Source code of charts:
==============================

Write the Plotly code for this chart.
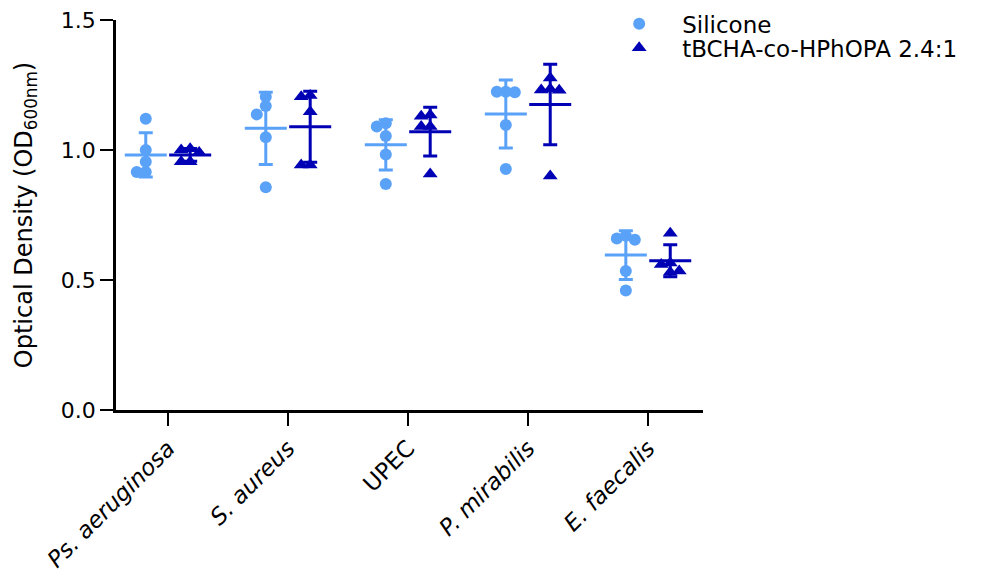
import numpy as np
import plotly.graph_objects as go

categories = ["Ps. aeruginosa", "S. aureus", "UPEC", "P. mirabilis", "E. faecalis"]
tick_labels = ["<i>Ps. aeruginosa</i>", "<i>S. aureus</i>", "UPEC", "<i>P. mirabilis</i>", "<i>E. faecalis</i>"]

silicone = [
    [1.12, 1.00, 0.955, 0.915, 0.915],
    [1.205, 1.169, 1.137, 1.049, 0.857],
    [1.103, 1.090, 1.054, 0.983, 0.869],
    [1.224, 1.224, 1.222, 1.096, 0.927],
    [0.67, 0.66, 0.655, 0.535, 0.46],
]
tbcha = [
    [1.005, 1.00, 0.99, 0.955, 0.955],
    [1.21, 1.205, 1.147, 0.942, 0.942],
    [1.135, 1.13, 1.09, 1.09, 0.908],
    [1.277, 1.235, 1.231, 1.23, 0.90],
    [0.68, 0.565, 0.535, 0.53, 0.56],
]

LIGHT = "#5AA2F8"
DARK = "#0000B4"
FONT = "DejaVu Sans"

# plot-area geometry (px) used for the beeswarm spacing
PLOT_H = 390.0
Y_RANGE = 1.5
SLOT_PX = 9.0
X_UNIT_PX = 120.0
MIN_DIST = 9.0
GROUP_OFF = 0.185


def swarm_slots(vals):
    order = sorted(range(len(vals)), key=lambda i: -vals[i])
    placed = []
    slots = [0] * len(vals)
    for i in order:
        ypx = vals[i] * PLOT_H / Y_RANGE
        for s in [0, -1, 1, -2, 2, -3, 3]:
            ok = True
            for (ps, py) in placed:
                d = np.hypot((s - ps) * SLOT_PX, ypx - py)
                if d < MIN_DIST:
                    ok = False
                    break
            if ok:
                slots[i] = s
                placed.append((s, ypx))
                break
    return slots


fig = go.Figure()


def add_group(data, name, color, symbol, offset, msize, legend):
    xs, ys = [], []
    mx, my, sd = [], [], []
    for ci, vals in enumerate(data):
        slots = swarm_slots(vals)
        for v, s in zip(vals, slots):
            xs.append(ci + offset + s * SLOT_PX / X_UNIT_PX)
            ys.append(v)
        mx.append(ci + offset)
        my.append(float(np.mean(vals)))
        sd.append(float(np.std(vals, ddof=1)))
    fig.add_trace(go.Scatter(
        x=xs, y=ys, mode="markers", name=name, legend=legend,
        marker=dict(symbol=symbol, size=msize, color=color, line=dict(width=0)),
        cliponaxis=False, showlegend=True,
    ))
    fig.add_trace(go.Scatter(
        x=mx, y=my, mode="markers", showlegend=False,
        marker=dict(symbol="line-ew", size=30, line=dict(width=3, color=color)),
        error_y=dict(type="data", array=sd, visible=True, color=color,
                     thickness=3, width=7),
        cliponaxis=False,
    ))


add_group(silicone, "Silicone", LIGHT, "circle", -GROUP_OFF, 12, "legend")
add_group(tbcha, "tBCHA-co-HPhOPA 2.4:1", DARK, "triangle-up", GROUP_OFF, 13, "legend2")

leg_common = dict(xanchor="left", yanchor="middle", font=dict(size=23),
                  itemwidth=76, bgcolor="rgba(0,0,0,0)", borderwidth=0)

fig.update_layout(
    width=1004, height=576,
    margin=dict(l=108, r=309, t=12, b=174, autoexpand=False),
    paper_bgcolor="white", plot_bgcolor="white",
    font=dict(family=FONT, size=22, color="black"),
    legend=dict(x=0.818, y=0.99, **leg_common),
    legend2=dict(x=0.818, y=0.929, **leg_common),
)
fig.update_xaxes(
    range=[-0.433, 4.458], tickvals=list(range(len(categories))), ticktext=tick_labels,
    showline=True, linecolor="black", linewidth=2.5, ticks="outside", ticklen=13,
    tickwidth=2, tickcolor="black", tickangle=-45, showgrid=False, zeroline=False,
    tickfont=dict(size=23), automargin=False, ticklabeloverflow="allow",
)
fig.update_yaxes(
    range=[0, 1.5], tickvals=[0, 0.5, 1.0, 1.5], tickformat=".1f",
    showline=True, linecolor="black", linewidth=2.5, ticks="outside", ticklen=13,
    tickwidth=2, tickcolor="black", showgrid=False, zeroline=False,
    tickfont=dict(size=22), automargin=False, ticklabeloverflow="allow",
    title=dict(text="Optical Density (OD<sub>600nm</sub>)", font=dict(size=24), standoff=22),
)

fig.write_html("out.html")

==============================

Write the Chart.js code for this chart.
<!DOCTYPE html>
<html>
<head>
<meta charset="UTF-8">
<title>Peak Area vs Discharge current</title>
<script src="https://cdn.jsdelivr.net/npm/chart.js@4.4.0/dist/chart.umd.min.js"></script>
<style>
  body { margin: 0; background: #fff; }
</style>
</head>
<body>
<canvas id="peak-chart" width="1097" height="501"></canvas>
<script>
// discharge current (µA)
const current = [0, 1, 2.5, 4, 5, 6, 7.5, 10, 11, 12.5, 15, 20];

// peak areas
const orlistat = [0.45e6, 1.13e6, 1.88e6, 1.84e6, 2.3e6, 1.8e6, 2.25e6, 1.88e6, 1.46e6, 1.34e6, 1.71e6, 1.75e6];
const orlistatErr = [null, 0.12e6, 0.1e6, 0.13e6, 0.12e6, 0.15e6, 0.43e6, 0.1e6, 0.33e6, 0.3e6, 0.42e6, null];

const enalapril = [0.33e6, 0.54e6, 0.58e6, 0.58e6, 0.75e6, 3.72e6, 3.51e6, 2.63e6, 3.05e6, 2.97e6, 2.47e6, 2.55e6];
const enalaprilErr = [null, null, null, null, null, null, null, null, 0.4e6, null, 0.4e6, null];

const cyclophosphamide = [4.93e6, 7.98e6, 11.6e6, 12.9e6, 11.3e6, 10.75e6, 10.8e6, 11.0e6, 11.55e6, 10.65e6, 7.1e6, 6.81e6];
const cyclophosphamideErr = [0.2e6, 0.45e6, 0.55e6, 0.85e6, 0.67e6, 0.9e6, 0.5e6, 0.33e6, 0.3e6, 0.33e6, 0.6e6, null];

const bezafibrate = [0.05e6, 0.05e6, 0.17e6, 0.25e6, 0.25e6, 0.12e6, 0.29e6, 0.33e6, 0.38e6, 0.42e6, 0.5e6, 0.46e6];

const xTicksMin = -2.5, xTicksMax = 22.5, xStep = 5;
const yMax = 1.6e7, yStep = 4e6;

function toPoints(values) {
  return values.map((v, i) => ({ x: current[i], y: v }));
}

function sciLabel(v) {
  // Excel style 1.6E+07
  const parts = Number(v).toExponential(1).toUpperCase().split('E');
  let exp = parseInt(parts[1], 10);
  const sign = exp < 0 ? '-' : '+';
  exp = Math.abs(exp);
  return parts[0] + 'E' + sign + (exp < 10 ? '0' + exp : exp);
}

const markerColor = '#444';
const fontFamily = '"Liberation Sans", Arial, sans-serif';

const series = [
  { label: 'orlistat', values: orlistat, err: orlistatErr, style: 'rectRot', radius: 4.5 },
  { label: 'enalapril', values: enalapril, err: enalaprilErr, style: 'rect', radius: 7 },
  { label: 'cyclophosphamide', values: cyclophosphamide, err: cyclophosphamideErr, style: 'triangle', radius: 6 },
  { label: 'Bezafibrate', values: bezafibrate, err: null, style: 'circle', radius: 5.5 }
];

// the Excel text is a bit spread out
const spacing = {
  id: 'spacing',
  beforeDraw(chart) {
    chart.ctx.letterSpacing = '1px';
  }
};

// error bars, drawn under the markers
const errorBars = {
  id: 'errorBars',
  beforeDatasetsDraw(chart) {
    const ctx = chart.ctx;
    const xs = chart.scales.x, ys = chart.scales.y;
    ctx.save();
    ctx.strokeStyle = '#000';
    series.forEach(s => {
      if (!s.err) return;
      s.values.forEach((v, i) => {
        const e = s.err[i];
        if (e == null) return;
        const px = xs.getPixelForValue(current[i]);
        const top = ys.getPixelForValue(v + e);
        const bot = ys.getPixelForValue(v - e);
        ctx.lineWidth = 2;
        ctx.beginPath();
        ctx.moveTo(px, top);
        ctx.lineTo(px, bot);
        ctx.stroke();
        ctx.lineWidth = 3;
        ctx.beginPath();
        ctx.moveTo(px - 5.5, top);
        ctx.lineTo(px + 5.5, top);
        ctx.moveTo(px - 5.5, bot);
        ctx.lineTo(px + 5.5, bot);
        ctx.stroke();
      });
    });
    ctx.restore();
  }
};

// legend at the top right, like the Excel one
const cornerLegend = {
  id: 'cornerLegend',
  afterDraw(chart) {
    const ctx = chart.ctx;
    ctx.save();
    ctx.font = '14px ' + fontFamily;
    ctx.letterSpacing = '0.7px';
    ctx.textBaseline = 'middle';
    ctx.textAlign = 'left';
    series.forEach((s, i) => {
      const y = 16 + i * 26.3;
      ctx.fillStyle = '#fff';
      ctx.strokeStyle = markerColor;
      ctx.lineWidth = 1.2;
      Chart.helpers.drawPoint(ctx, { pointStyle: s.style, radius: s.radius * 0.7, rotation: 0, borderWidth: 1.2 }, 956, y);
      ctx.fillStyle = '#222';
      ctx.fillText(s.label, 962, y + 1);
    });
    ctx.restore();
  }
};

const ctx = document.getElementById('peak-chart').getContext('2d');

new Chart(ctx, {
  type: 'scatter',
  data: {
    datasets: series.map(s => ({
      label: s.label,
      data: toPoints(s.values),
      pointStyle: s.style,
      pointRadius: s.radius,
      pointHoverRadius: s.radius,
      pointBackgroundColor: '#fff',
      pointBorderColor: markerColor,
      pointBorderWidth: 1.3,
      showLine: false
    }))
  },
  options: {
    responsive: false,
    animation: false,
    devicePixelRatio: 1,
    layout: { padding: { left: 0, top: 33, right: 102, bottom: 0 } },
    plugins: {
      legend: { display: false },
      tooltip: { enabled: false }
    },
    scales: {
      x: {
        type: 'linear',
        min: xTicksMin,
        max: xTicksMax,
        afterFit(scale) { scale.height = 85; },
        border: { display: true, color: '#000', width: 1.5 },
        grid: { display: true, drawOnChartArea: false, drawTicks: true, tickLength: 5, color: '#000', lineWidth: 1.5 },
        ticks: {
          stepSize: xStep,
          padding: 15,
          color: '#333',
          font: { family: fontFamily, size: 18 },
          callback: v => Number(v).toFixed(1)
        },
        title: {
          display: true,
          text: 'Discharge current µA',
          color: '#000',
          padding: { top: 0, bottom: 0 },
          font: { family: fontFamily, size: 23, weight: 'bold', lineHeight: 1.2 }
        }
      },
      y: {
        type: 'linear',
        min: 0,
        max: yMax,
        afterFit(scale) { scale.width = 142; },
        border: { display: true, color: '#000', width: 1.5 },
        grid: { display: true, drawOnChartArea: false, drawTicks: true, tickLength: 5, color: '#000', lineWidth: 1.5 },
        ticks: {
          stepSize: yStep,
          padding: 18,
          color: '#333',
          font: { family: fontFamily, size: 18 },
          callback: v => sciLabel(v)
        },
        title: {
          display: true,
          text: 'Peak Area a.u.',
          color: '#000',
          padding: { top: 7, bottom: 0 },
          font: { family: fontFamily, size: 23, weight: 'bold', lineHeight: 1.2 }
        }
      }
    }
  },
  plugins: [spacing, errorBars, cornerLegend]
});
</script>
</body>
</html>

==============================

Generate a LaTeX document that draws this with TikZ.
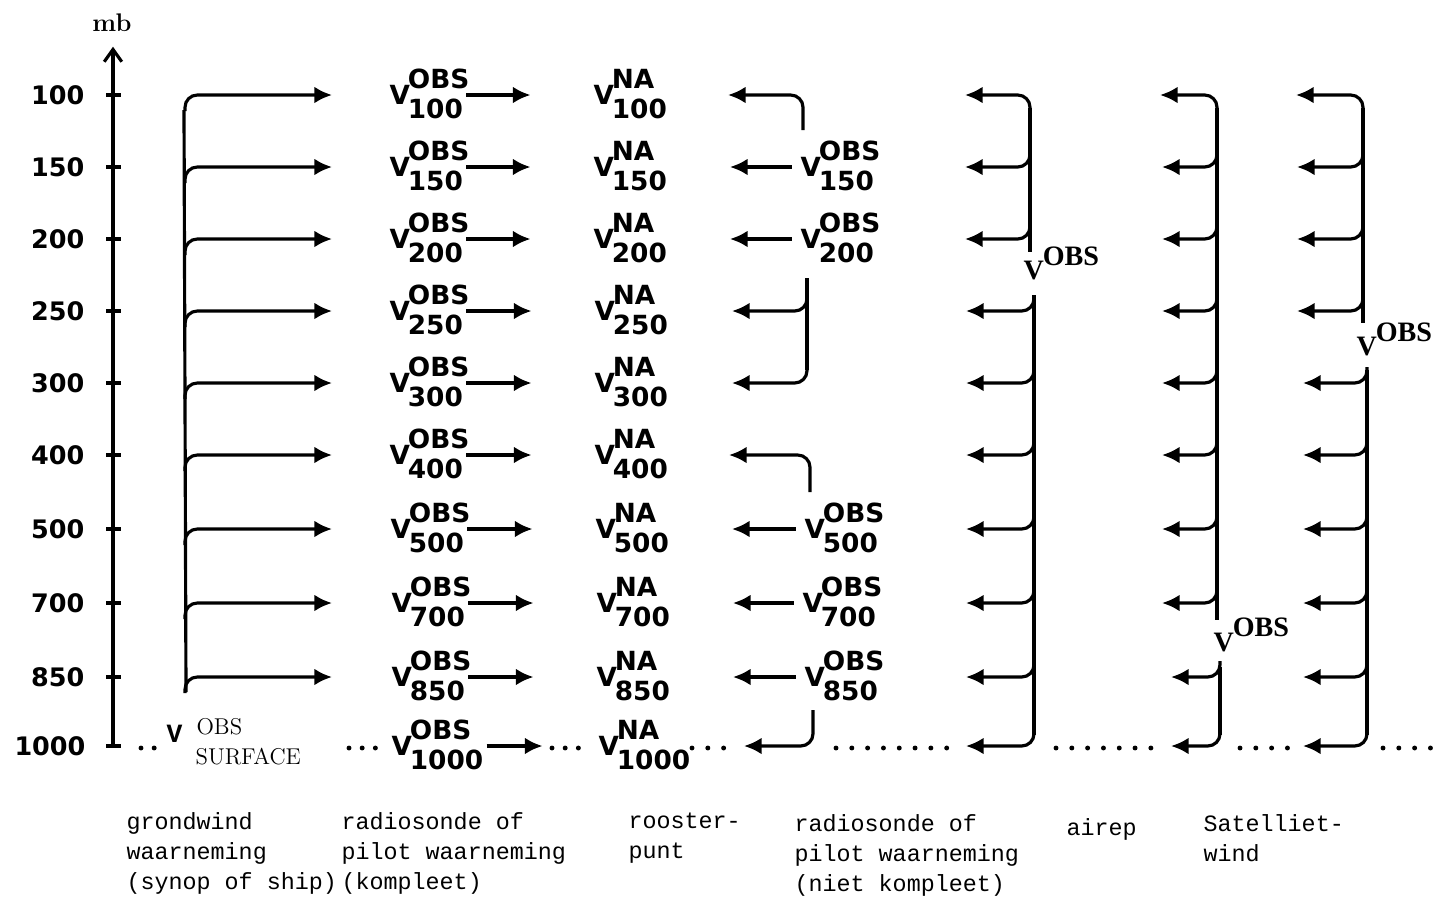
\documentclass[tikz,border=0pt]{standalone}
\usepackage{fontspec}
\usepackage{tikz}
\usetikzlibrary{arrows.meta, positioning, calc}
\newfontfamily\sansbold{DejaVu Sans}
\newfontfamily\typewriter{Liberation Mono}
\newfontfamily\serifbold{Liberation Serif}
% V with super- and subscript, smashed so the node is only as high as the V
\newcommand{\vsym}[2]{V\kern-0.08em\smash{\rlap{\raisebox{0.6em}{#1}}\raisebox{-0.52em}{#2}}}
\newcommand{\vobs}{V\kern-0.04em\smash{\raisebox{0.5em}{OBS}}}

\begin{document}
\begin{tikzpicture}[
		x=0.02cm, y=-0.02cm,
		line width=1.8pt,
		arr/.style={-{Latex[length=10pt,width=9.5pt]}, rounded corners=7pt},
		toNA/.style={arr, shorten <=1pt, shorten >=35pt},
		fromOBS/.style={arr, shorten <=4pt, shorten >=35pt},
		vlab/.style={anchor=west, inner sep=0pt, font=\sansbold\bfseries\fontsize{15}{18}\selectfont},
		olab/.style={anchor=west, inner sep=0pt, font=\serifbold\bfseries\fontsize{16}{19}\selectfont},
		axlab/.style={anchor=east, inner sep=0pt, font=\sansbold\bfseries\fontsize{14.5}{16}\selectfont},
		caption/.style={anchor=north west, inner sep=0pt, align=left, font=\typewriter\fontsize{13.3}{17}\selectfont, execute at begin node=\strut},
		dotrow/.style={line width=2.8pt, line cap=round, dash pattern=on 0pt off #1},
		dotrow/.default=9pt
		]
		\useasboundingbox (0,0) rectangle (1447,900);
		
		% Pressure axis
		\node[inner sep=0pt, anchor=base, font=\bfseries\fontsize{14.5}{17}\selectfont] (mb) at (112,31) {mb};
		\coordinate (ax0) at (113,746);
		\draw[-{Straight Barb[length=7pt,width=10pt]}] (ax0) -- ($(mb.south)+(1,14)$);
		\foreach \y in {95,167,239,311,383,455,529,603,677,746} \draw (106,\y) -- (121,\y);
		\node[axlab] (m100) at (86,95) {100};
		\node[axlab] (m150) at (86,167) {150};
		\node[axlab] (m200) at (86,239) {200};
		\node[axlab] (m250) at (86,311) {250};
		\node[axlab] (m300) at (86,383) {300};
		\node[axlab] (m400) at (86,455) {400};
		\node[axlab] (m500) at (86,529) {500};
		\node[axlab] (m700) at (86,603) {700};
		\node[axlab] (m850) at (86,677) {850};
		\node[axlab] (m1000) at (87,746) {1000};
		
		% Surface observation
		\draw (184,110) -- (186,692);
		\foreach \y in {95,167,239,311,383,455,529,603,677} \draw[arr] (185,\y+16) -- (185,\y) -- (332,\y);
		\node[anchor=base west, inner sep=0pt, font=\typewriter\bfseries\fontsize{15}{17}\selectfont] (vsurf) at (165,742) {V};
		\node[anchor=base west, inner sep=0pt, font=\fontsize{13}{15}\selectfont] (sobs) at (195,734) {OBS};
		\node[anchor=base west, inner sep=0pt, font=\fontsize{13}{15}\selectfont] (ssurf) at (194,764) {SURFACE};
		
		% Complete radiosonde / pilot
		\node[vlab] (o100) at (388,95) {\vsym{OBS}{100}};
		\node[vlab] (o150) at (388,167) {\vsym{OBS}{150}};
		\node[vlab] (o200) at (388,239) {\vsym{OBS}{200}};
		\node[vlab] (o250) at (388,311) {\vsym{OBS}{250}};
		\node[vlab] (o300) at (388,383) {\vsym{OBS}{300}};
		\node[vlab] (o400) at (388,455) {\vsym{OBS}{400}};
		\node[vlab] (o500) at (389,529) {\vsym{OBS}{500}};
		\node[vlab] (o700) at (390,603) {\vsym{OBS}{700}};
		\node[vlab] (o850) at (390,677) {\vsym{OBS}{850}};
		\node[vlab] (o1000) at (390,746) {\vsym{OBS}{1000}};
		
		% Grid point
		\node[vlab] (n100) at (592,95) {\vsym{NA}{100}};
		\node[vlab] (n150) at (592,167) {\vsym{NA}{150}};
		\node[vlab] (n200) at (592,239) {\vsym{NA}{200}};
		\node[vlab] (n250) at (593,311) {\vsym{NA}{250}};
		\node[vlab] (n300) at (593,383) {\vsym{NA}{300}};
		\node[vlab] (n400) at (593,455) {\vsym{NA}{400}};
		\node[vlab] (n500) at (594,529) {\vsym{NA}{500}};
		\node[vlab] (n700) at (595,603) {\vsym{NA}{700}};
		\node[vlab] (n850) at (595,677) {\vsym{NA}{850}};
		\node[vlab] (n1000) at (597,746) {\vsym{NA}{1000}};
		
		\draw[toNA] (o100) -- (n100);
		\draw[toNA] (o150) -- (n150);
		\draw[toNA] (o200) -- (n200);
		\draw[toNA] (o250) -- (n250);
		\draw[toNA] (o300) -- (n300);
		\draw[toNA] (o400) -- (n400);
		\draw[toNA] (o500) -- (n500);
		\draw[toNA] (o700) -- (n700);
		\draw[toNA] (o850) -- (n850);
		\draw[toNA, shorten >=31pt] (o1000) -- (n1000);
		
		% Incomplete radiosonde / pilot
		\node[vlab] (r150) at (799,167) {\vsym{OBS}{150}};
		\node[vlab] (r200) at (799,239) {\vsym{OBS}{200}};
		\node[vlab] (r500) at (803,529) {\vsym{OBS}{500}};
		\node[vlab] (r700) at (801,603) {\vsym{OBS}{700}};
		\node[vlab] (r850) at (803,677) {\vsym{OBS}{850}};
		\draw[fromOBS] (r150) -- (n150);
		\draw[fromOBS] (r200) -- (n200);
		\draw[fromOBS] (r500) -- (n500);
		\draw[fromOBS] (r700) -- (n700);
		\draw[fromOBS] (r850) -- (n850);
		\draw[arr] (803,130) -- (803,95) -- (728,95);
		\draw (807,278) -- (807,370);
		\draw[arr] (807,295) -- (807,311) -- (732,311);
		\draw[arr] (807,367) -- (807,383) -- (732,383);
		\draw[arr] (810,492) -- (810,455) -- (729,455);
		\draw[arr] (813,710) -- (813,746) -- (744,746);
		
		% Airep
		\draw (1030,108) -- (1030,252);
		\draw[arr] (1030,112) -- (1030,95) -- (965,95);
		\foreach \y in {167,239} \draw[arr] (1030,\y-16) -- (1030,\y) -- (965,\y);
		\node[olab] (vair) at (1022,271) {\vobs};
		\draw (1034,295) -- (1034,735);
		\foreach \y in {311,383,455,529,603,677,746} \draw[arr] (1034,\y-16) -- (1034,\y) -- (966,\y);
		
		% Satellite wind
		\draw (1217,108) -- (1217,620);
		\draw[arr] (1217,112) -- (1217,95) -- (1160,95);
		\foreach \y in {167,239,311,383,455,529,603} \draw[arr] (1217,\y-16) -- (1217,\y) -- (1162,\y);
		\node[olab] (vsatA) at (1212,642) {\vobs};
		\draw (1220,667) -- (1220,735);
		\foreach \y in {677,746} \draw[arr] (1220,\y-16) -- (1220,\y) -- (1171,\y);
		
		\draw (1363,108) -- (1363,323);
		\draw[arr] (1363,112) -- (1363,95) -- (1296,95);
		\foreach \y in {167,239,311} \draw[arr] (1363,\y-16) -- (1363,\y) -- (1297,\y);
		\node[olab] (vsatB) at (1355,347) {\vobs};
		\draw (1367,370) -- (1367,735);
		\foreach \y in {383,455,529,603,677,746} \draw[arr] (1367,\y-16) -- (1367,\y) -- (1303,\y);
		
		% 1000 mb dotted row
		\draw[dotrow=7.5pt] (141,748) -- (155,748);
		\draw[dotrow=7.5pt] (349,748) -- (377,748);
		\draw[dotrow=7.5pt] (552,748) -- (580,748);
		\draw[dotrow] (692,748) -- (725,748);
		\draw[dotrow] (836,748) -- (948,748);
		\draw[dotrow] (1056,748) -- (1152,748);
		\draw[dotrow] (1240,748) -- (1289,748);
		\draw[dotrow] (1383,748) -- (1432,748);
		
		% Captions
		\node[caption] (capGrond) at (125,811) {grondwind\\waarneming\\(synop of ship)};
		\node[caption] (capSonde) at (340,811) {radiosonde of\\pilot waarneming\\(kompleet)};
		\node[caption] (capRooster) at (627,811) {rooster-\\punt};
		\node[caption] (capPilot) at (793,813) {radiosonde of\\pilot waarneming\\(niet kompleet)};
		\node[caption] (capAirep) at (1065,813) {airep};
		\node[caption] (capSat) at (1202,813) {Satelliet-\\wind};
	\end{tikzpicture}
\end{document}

==============================

Above are the records; copy exactly the lines from the one with "Generate a LaTeX" through the one with "(0,0) rectangle (1447,900);", including both, and nothing more. Leave out pictures.

_WRITTEN SOLUTION_:
Generate a LaTeX document that draws this with TikZ.
\documentclass[tikz,border=0pt]{standalone}
\usepackage{fontspec}
\usepackage{tikz}
\usetikzlibrary{arrows.meta, positioning, calc}
\newfontfamily\sansbold{DejaVu Sans}
\newfontfamily\typewriter{Liberation Mono}
\newfontfamily\serifbold{Liberation Serif}
% V with super- and subscript, smashed so the node is only as high as the V
\newcommand{\vsym}[2]{V\kern-0.08em\smash{\rlap{\raisebox{0.6em}{#1}}\raisebox{-0.52em}{#2}}}
\newcommand{\vobs}{V\kern-0.04em\smash{\raisebox{0.5em}{OBS}}}

\begin{document}
\begin{tikzpicture}[
		x=0.02cm, y=-0.02cm,
		line width=1.8pt,
		arr/.style={-{Latex[length=10pt,width=9.5pt]}, rounded corners=7pt},
		toNA/.style={arr, shorten <=1pt, shorten >=35pt},
		fromOBS/.style={arr, shorten <=4pt, shorten >=35pt},
		vlab/.style={anchor=west, inner sep=0pt, font=\sansbold\bfseries\fontsize{15}{18}\selectfont},
		olab/.style={anchor=west, inner sep=0pt, font=\serifbold\bfseries\fontsize{16}{19}\selectfont},
		axlab/.style={anchor=east, inner sep=0pt, font=\sansbold\bfseries\fontsize{14.5}{16}\selectfont},
		caption/.style={anchor=north west, inner sep=0pt, align=left, font=\typewriter\fontsize{13.3}{17}\selectfont, execute at begin node=\strut},
		dotrow/.style={line width=2.8pt, line cap=round, dash pattern=on 0pt off #1},
		dotrow/.default=9pt
		]
		\useasboundingbox (0,0) rectangle (1447,900);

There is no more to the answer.